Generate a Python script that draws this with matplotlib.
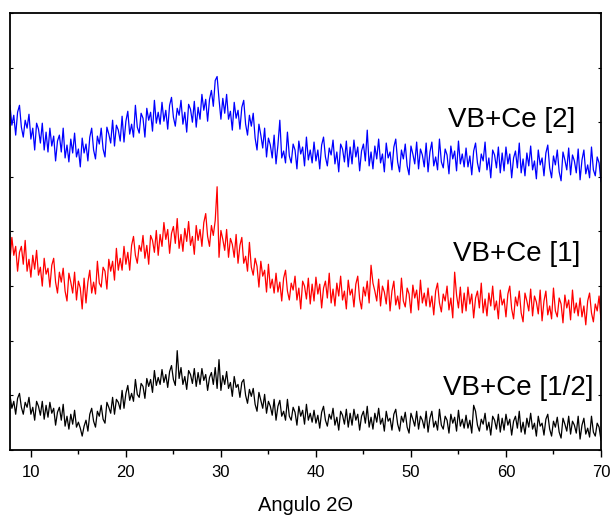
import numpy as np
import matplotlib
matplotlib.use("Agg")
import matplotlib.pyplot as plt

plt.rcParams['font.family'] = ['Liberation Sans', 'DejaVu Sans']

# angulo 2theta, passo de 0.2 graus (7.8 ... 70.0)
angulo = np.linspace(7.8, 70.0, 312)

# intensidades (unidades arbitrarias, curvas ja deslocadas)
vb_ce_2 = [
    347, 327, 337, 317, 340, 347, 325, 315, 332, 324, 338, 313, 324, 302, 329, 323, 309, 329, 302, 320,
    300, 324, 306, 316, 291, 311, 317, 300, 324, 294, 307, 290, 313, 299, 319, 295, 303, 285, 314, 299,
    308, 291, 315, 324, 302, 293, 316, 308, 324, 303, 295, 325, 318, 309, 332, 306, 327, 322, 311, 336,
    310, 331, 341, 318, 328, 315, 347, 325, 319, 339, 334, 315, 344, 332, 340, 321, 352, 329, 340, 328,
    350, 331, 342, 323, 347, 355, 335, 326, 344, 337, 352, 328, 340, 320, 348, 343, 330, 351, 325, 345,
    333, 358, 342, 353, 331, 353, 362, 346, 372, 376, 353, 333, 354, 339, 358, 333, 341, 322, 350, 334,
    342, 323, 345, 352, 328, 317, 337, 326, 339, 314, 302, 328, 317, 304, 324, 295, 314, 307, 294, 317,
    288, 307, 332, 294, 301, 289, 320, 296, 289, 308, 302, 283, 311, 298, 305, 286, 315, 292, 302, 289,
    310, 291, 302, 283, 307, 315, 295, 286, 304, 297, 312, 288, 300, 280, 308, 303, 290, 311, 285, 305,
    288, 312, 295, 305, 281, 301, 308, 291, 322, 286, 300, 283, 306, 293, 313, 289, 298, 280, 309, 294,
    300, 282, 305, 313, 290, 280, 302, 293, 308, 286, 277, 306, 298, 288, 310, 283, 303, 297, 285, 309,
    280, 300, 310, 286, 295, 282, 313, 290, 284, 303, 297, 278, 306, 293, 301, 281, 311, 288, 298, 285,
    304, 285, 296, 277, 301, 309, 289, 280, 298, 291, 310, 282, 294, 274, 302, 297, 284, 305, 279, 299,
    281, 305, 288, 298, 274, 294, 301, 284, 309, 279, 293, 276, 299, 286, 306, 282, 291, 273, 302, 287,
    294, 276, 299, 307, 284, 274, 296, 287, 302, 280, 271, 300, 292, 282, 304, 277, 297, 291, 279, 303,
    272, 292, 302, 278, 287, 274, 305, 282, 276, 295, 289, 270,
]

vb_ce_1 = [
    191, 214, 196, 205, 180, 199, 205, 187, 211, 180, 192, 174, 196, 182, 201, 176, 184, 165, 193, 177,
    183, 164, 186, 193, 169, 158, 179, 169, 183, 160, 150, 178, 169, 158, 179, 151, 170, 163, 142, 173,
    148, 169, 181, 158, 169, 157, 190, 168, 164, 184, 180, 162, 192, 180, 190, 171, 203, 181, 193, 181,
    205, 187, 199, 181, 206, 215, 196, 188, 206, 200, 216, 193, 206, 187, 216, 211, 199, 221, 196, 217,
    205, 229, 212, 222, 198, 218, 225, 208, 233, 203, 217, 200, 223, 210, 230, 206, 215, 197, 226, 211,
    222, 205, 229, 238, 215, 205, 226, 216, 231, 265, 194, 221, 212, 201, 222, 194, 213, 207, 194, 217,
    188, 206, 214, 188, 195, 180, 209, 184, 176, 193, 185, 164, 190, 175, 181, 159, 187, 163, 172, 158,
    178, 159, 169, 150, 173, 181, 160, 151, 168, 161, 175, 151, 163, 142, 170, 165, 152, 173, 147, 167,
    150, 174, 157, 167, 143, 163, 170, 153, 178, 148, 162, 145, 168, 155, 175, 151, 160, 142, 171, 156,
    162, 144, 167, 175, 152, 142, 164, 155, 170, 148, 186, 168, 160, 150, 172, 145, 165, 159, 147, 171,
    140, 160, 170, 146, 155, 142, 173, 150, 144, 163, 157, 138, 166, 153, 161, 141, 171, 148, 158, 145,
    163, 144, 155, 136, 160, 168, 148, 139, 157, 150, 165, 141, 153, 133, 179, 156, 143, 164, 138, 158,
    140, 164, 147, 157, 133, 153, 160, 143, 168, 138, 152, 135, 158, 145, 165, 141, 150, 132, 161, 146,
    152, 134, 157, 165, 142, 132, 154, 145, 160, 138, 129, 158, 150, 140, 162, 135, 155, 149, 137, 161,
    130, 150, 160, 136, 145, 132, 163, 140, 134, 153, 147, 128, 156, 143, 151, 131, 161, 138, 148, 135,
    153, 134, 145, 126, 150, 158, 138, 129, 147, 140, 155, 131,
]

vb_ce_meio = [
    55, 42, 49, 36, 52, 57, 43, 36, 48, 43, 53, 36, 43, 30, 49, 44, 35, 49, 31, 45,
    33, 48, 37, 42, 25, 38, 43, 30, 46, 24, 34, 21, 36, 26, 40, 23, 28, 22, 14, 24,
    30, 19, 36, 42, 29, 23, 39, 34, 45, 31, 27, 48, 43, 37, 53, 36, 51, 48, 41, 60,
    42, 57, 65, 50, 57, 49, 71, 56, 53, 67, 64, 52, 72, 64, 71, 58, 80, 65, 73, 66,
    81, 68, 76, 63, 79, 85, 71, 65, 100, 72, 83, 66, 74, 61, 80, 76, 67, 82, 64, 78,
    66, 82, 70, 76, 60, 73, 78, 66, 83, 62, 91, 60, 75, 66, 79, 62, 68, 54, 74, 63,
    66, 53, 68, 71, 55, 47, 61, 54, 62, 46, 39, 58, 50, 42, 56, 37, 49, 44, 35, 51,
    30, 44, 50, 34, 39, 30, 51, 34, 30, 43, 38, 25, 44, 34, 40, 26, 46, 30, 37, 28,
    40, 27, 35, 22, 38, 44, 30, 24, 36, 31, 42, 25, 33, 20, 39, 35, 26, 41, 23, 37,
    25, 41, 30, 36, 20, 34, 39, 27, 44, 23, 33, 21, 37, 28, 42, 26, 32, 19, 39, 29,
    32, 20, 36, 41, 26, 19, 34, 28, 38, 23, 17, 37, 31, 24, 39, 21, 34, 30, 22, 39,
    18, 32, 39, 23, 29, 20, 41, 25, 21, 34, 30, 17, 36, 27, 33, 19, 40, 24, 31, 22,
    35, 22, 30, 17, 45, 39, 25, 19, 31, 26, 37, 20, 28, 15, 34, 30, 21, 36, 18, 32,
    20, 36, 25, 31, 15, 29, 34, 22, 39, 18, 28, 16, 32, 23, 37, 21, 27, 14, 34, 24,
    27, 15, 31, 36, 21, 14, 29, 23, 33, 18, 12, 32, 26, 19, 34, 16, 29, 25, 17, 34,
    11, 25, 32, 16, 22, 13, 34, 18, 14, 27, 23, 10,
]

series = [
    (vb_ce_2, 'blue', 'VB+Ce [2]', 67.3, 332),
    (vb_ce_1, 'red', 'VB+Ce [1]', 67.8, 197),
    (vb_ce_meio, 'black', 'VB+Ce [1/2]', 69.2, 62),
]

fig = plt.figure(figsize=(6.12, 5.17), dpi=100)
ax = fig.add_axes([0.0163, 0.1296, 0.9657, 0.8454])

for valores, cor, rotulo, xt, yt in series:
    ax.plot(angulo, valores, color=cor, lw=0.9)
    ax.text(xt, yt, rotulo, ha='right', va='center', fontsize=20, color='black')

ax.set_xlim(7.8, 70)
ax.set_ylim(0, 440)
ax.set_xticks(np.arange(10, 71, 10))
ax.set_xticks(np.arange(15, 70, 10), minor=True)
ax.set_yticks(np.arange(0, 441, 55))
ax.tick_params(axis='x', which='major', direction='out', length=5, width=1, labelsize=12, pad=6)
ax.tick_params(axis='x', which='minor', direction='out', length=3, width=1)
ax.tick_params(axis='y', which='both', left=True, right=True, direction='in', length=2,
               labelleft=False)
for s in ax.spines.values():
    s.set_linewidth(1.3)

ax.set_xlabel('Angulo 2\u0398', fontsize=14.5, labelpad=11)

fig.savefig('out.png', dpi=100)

**Exercise directions**
Copy all lines of the listing above that contain the string "matplotlib".

**Response**
Generate a Python script that draws this with matplotlib.
import matplotlib
matplotlib.use("Agg")
import matplotlib.pyplot as plt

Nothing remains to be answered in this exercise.